New York City has the largest ethnic press in the country. Its roughly 400 publications include 54 in Spanish, 7 in Chinese, and about a dozen in Bengali. Operating in a city in which 36% of residents are foreign-born and nearly half speak a language other than English at home, the ethnic press is able to develop a close bond with its readers that larger counterparts cannot match.
The Community and Ethnic Media Center will assist publications like these, which face similar technological and economic challenges to their larger mainstream counterparts, as journalism finds its way in an uncertain future. A major focus of CUNY’s Journalism School is finding the forms through which good journalism can have a sustainable future, and ethnic and community-based publications may be able to play an important role.
“We want to be the place for innovation for ethnic media,” says Project Director Garry Pierre-Pierre, a Pulitzer winning reporter formerly at the New York Times who founded the Brooklyn-based Haitian Times in 1999.
The Haitian Times circulates in central Brooklyn and southeast Queens. Its print run has dropped from a peak of 15,000 to 5,000, but it has built a growing online readership in other areas – South Florida, Boston, San Francisco – that are home to large numbers of Haitian immigrants.

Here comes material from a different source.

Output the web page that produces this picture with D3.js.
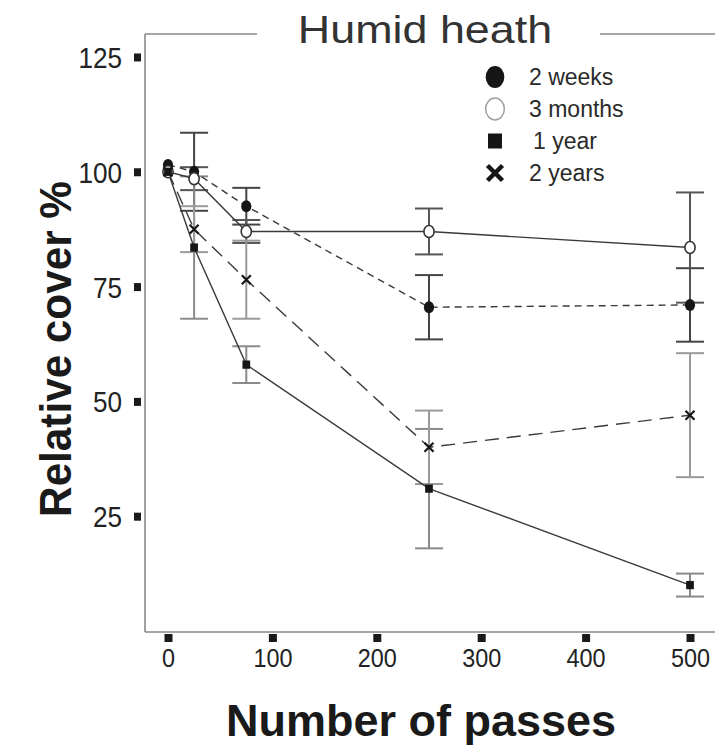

The Center will help such publications navigate today’s changing media landscape. “I live and breathe this,” says Pierre-Pierre. “I know how to avoid dead ends so we can get down to the things that work.”
Blackandbrownnews.com, which covers stories and perspectives of interest to the black and Latino communities, could be an example of ethnic media’s future, and the role that the Community and Ethnic Media Center might play. Based on the internet since its inception in 2006, BBN has broken news stories that were later picked up by larger publications like The New York Times. BBN’s website was overdue for a redesign, but it lacked the resources to make this happen.
Now, with support from a Journalism School student, BBN is looking forward to the launch of a new website this fall. Its founder and managing editor, Sharon Toomer, who has previously been a CNN producer and communications coordinator for the PSC, has attended J-School training on sustainability models, multimedia production and social media strategies. “We entered 2011 not sure how we could continue,” she told Clarion. “Now we see endless possibilities for how BBN can better serve NYC.”
Bartlett says she expects funding to be in place to formally open the Center in 2012. Meanwhile, the Journalism School is moving rapidly to assemble various parts of the project.
VOICES
This summer it acquired Voices That Must Be Heard (since renamed Voices of New York), a weekly electronic newsletter established by the New York Community Media Alliance (NYCMA), which aggregates and translates work from the city’s ethnic and community papers. Voices will become a 24/7 website and the Journalism School will provide its members with training in production of videos, podcasts, and photo slideshows for the web.
Other projects in the works include recruiting more translators in a wider range of languages; providing advice on market research; launching an internet radio station; and helping publications deliver content via mobile phones.
Fifteen percent of CUNY Journalism School students intern with community and ethnic papers, and 40% of its graduates are people of color and/or first generation immigrants. “The newsrooms in this city will become more diverse,” says Pierre-Pierre, and the Community and Ethnic Media Center will play a role in that process.
Using New York City as a laboratory, the Center will experiment with how to help community and ethnic media strengthen and grow. Pierre-Pierre and Bartlett hope eventually to replicate the Center’s successes in other cities. For now, much work remains to be done here in New York.
“We’re moving in the right direction,” says Bartlett, “but it’s going to take time.”